Long-Term Potentiation (LTP)
Strengthens the synaptic connections between neurons in the brain through repeated activation, enhancing our ability to store and retain knowledge and skills over time.
Working Memory
Another term for short-term memory, explaining how our primary memory system processes and temporarily holds information for different cognitive tasks.
Visual-Spatial Sketchpad
Often called the inner eye; handles visual and spatial information, allowing us to visualize objects and their locations.
Phonological Loop
Deals with verbal and auditory information.
Phonological Store
Also known as the inner ear, holds spoken words and sounds for a short period of time.

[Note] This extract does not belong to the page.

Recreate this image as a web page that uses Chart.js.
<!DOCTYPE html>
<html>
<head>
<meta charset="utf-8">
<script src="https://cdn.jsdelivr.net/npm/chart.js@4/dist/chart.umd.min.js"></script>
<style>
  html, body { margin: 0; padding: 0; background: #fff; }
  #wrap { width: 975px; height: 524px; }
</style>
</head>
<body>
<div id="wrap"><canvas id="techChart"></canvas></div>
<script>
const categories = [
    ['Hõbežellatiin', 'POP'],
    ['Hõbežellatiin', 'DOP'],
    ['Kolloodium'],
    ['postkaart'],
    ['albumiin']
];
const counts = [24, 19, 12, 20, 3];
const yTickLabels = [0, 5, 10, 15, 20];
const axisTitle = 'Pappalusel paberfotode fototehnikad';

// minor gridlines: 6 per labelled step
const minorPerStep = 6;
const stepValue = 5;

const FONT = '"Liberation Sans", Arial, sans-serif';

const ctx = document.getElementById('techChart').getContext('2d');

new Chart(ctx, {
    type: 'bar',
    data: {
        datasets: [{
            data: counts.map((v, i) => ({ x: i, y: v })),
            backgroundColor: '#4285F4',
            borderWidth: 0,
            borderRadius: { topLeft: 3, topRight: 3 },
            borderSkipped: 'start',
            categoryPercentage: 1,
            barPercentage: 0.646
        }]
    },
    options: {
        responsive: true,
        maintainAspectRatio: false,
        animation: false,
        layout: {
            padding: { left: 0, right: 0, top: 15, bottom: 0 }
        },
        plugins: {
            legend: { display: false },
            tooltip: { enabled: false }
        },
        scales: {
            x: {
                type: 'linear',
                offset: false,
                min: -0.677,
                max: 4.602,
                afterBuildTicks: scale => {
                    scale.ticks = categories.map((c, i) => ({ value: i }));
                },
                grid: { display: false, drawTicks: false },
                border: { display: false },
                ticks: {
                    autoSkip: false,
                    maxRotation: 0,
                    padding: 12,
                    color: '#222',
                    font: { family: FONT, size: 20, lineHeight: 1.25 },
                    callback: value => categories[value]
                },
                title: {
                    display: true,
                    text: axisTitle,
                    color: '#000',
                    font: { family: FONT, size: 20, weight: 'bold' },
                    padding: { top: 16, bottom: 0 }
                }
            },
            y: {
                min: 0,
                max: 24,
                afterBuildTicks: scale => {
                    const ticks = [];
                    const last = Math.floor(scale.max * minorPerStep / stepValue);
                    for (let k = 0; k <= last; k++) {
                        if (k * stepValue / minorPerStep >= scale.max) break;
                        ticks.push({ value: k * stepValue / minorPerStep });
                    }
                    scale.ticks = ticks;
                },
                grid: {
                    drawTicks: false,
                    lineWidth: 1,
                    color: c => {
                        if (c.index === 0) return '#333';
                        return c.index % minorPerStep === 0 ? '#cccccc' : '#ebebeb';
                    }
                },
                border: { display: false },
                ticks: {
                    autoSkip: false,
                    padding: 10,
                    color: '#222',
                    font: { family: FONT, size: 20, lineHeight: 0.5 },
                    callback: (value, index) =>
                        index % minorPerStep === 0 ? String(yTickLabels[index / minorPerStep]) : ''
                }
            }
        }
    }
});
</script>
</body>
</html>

Articulatory Rehearsal Process
Also known as the inner voice, helps you repeat and rehearse verbal information to keep it active in your working memory.
Central Executive
Acts as the control center of working memory, managing and coordinating the other components, focusing attention, prioritizing tasks, and integrating information.
Episodic Buffer
Integrates with working memory and combines different types of information, such as sounds and visuals.
Multi-Store Model of Memory
Explains how information is processed, stored, and retrieved, focusing on three key systems: sensory, short-term, and long-term memory.
Sensory Memory
Consists of iconic memory (visual) and echoic memory (auditory), capturing sensory information briefly.
Iconic Memory
Visual sensory memory that lasts for a fraction of a second.
Echoic Memory
Auditory sensory memory that lasts anywhere between 1 to 4 seconds.
Automatic Processing
Information is gathered with little or no conscious effort.
Working Memory (Short-Term Memory)
A limited-capacity memory system that holds information temporarily.
Maintenance Rehearsal
Repeatedly going over the information to prevent forgetting.
Elaborative Rehearsal
Connecting new information to something you already know, making it easier to remember.
Encoding
The process of moving information from working memory to long-term memory.
Levels of Processing Model
Memories are encoded on three levels: structural, phonemic, and semantic.
Structural Processing
The most superficial level of processing; focuses on the physical appearance or structure of the information.
Phonemic Processing
A deeper level of processing; focuses on how the information sounds.
Semantic Processing
The deepest level of processing; focuses on the meaning of the information.
Visual Encoding
Encoding information by the visual elements we observe, such as noticing specific fonts or colors.
Acoustic Encoding
Encoding information using different sound elements, such as using rhymes.
Tactile Encoding
Encoding information using the feeling of touch, such as remembering the feel of certain textures.
Organizational Encoding
Processing information in terms of a specific sequence, such as lists or groups.
Elaborative Encoding
Pairing new information with prior knowledge.
Semantic Encoding
Focusing on the meaning or context of the information; a highly effective encoding method.
Mnemonic Devices
Techniques that help people remember information more easily by organizing it in a way that's easier to recall.
Method of Loci
A mnemonic device that helps you remember information by associating it with specific locations in a familiar setting.
Chunking
Organizing information into meaningful chunks, categories, or hierarchies.
Distributed Practice
Spacing out studying sessions to maximize the encoding process.